Evaluating this on a calculator and converting our answer to a decimal gives negative 0.9107 and then the decimal continues. We haven’t been asked to give our answer to a particular degree of accuracy. So let’s use three significant figures. In this case, the fourth significant figure is the seven. And as this is greater than five, it tells us that we’re rounding up. So the zero in the third decimal place will round up to become a one. We’ve calculated the value of 𝑟 then to be negative 0.911 correct to three significant figures.
Now, the question also asked to determine the type of correlation which means we need to interpret what this value of 𝑟 tells us about 𝑥 and 𝑦. To do so, we recall that this correlation coefficient always takes a value between negative one and one inclusive. A value of positive one means that there is perfect positive rank agreement between 𝑥 and 𝑦 which means that the smallest value of 𝑥 is paired with the smallest value of 𝑦. The second smallest value of 𝑥 is paired with the second smallest value of 𝑦 and so on, all the way up to the largest value of 𝑥 being paired with the largest value of 𝑦. A value of negative one means there is perfect negative rank correlation between 𝑥 and 𝑦 which means the opposite.

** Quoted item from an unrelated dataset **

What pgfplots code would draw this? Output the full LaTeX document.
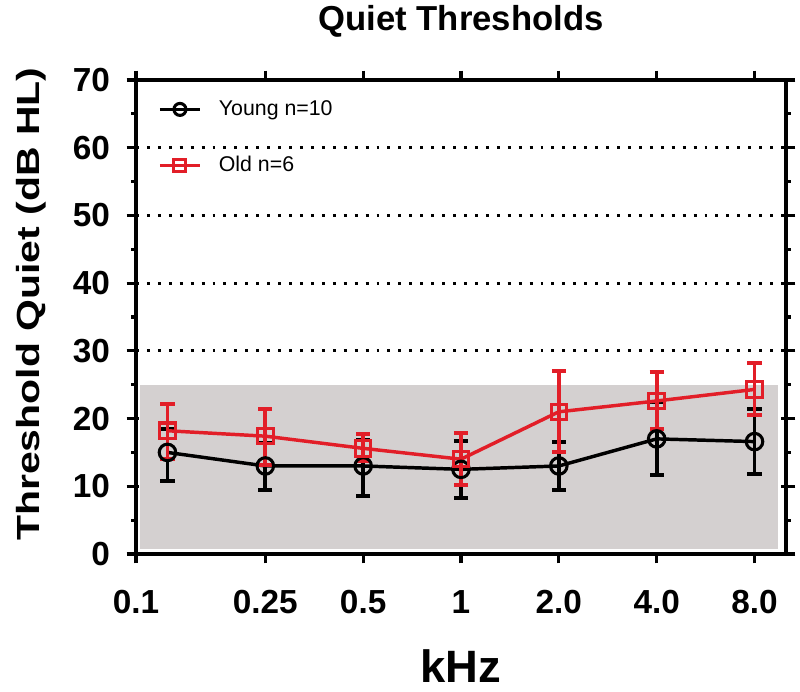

The smallest value of 𝑥 is paired with the largest value of 𝑦 and vice versa.
In this case, our value of negative 0.911 is pretty close to negative one which means that there is strong negative rank correlation between 𝑥 and 𝑦. This makes sense if we consider the context of this problem. The larger number of units you produce, the more efficient this will be. And so the production cost per unit will be lower. We have our answer to the problem then. The value of the Spearman’s rank correlation coefficient to three significant figures is negative 0.911. And we conclude that there is a strong negative rank correlation between 𝑥 and 𝑦.